Throughout the book it is Adam's commentary on Eve that proves the funniest (at least to me). But maybe that's because Eve’s diary hit much closer to home.
Even in paradise, Eve begins life with a desire for companionship, both with the other animals and especially with Adam.
From the start she is bent towards discontent.
She is mesmerized by the flowers, stars and waterfalls, but she longs to call them her own.
She needs closeness, and it pains her when Adam avoids her attempts at friendship.
As time progresses both Adam and Eve’s takes on each other change.
In this progression the “diaries” become an acute look at the differences of the sexes that make life both difficult and rich. The entire book is about love, as much as it is about life, the beginning or The Garden.
Eve puts it this way:
“When I look back the Garden is a
dream to me.
It was beautiful, surpassingly beautiful, enchantingly beautiful,
and now it is lost, and I shall not see it anymore
The Garden is lost, but I have found him, and am content…”

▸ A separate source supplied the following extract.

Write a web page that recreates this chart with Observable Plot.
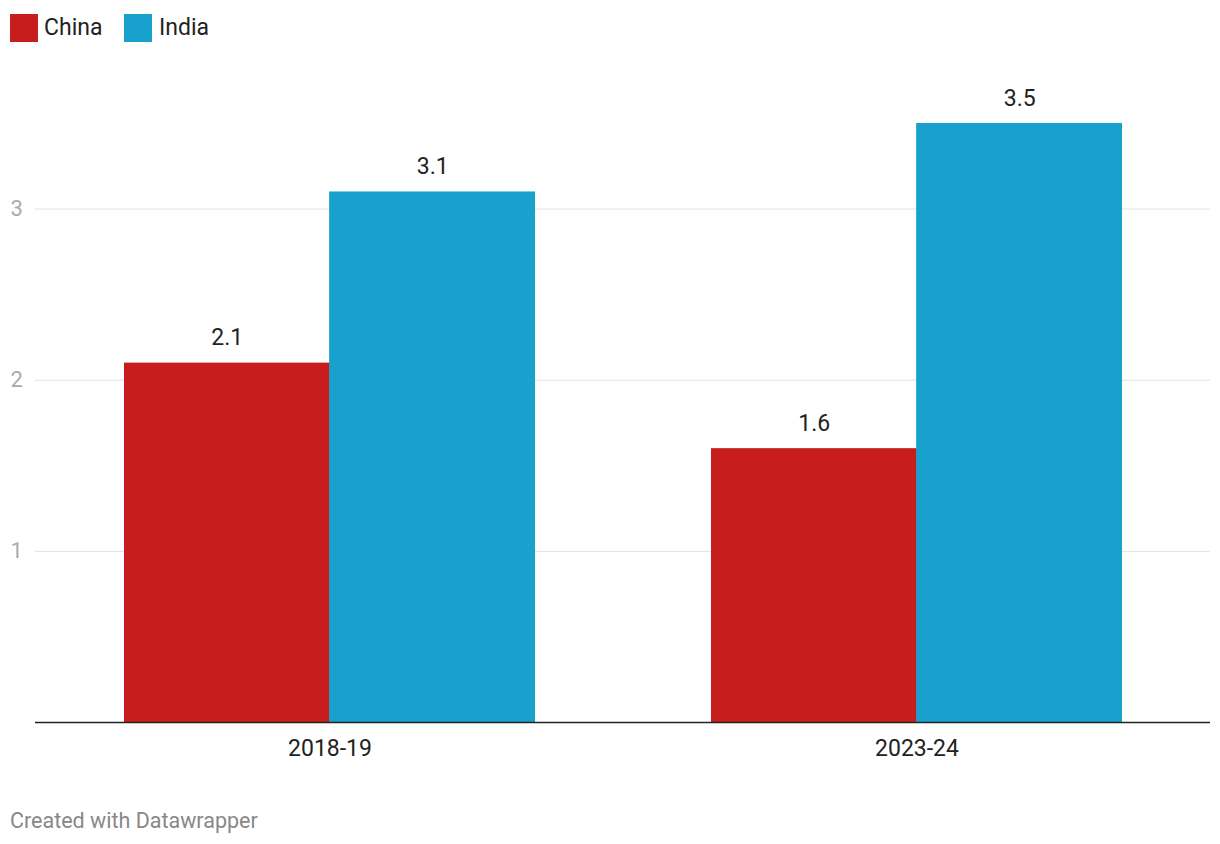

I found it really interesting, this look at what drives us at our deepest cores. It made me wonder if I would have longed for the same things I want now, the same things Eve longed for (at least in Twain’s mind) even if I had existed before “the fall.”
The close of the book is what speaks the most about the human existence, though, and how it is always changed by love.
As time passes Adam’s take on the once new creature changes drastically, until his heart has softened to her so that his final words, the ones he speaks over Eve’s grave, are these:
Is that not beautiful?
That line pretty much melted my heart.
And it definitely made me a fan of Mr. Twain.
The foreword for the book is written by Columbia English professor, J.V. Ridgely, who says Twain began writing the book while his own wife was sick. He actually finished Eve’s entries after her death.
Knowing that, these fictional diaries become an even sweeter look at the meaning that love brings into our lives, poignant confirmation that we were made for relationship, whether we realize it or not.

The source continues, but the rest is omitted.